Este mulato de ojos verdes fundó el modo brasileño de jugar. Él rompió los manuales ingleses: él, o el diablo que se le metió por la planta del pie. Friedenreich llevó al solemne estadio de los blancos la irreverencia de los muchachos de color café que gozaban disputando una pelota de trapo en los suburbios. Así nació un estilo, abierto a la fantasía, que prefiere el placer al resultado. Desde Friedenreich en adelante, el fútbol brasileño que es de veras brasileño no tiene ángulos rectos, como tampoco lo tienen las montañas de Río de Janeiro ni los edificios de Oscar Niemeyer.
Eduardo Galeano, ‘El fútbol a sol y sombra’
Debido a la época primigenia en términos futbolísticos a la que se acota su figura, los datos de ‘O Rei’ primero y original no son cien por cien precisos, pero todos coinciden en que Friedenreich hizo entre 1200 y 1300 goles en los otros tantos partidos que disputó como futbolista.
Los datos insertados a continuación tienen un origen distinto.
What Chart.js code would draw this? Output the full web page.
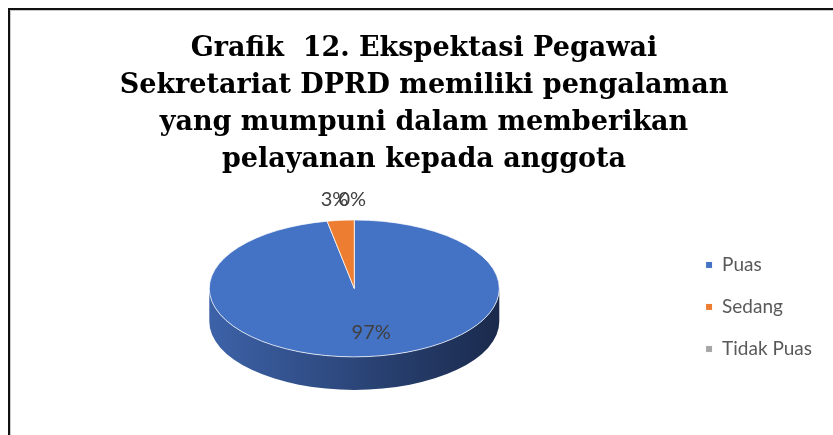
<!DOCTYPE html>
<html>
<head>
<meta charset="utf-8">
<script src="https://cdn.jsdelivr.net/npm/chart.js@4.4.1/dist/chart.umd.min.js"></script>
<style>
	html, body {
		margin: 0;
		padding: 0;
		background: #fff;
	}
	#frame {
		position: absolute;
		left: 0;
		top: 0;
		width: 833px;
		height: 435px;
		overflow: hidden;
	}
	#border {
		position: absolute;
		left: 8px;
		top: 8px;
		width: 840px;
		height: 440px;
		border-left: 2px solid #111;
		border-top: 2px solid #111;
		box-shadow: inset 1px 1px 0 #c9c9c9;
	}
	canvas {
		position: absolute;
		left: 0;
		top: 0;
	}
</style>
</head>
<body>
<div id="frame">
	<div id="border"></div>
	<canvas id="pie-chart" width="833" height="435"></canvas>
</div>
<script>
// values
const categories = ['Puas', 'Sedang', 'Tidak Puas'];
const percentages = [97, 3, 0];
const title_lines = [
	'Grafik  12. Ekspektasi Pegawai',
	'Sekretariat DPRD memiliki pengalaman',
	'yang mumpuni dalam memberikan',
	'pelayanan kepada anggota',
];

const slice_colors = ['#4472c4', '#ed7d31', '#a5a5a5'];
const side_colors = [
	['#3d62a8', '#1a2a4c'],
	['#c8652a', '#8a4318'],
	['#8c8c8c', '#5e5e5e'],
];

// how flat the pie looks and how thick its side wall is
const tilt_ratio = 0.472;
const wall_depth = 33;

// the pie is drawn flat by Chart.js, then squashed into an ellipse
const tilted_pie_plugin = {
	id: 'tiltedPie',
	beforeDatasetsDraw(chart) {
		const ctx = chart.ctx;
		const meta = chart.getDatasetMeta(0);
		const first = meta.data[0];
		const cx = first.x;
		const cy = first.y;

		// side wall, only the front half is visible
		meta.data.forEach((arc, i) => {
			const rx = arc.outerRadius;
			const ry = rx * tilt_ratio;
			for (const base of [0, 2 * Math.PI]) {
				const s = Math.max(arc.startAngle, base);
				const e = Math.min(arc.endAngle, base + Math.PI);
				if (e <= s) {
					continue;
				}
				const grad = ctx.createLinearGradient(cx - rx, 0, cx + rx, 0);
				grad.addColorStop(0, side_colors[i][0]);
				grad.addColorStop(1, side_colors[i][1]);
				ctx.save();
				ctx.fillStyle = grad;
				ctx.beginPath();
				ctx.ellipse(cx, cy, rx, ry, 0, s, e, false);
				ctx.ellipse(cx, cy + wall_depth, rx, ry, 0, e, s, true);
				ctx.closePath();
				ctx.fill();
				ctx.restore();
			}
		});

		ctx.save();
		ctx.translate(cx, cy);
		ctx.scale(1, tilt_ratio);
		ctx.translate(-cx, -cy);
	},
	afterDatasetsDraw(chart) {
		const ctx = chart.ctx;
		ctx.restore();

		const meta = chart.getDatasetMeta(0);
		const total = percentages.reduce((a, b) => a + b, 0);
		ctx.save();
		ctx.font = '20px Lato';
		ctx.fillStyle = '#404040';
		ctx.textAlign = 'center';
		ctx.textBaseline = 'middle';
		meta.data.forEach((arc, i) => {
			const mid = (arc.startAngle + arc.endAngle) / 2;
			const share = percentages[i] / total;
			const r = share > 0.1 ? arc.outerRadius * 0.65 : arc.outerRadius * 1.3;
			const lx = arc.x + Math.cos(mid) * r + (share > 0.1 ? 8 : -2);
			const ly = arc.y + Math.sin(mid) * r * tilt_ratio;
			ctx.fillText(percentages[i] + '%', lx, ly);
		});
		ctx.restore();
	},
};

const pie_chart_data = {
	labels: categories,
	datasets: [{
		data: percentages,
		backgroundColor: slice_colors,
		borderColor: '#ffffff',
		borderWidth: 1,
		radius: 145,
		clip: false,
	}],
};

const pie_chart_options = {
	responsive: false,
	animation: false,
	layout: {
		padding: {
			left: 26,
			right: 11,
			top: 0,
			bottom: 36,
		},
	},
	plugins: {
		tooltip: { enabled: false },
		title: {
			display: true,
			text: title_lines,
			color: '#000',
			font: {
				family: '"DejaVu Serif"',
				weight: 'bold',
				size: 27,
				lineHeight: 1.36,
			},
			padding: {
				top: 31,
				bottom: 0,
			},
		},
		legend: {
			position: 'right',
			fullSize: false,
			title: {
				display: true,
				text: '',
				font: { size: 12 },
				padding: { top: 22.6, bottom: 0 },
			},
			labels: {
				color: '#595959',
				font: {
					family: 'Lato',
					size: 19,
				},
				boxWidth: 7,
				boxHeight: 7,
				padding: 23,
			},
		},
	},
};

var pie_chart_ctx = document.getElementById('pie-chart').getContext('2d');
var pie_chart = new Chart(pie_chart_ctx, {
	type: 'pie',
	data: pie_chart_data,
	options: pie_chart_options,
	plugins: [tilted_pie_plugin],
});
</script>
</body>
</html>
Unas cifras marcianas que lo convierten en el primer gran ídolo del fútbol brasileño y en el máximo goleador de la historia, con un demoledor promedio de más de un gol por partido, por encima del que ostenta el gran Pelé.
Cuatro décadas antes de que Brasil ganase su primer Mundial y comenzase a escribir con letras de oro su nombre en la historia con Edson Arantes do Nascimento como adalid y solo un lustro después de la creación de la seleçao, hubo un jugador, un goleador voraz como ningún otro ha habido, que imaginó la grandeza inigualable de Brasil en el fútbol mundial.
Arthur Friedenreich, que también ganaría con la canarinha la Copa América de 1922, no siguió los pasos de su padre Oscar como arquitecto de la administración pública -el hombre que se encargó de anotar en una libreta todos y cada uno de los goles de su hijo-, y sin embargo, en el partido entre selecciones más largo de la historia del fútbol, él fue el encargado de poner los cimientos del mito ganador de Brasil. La obra más faraónica que pueda existir.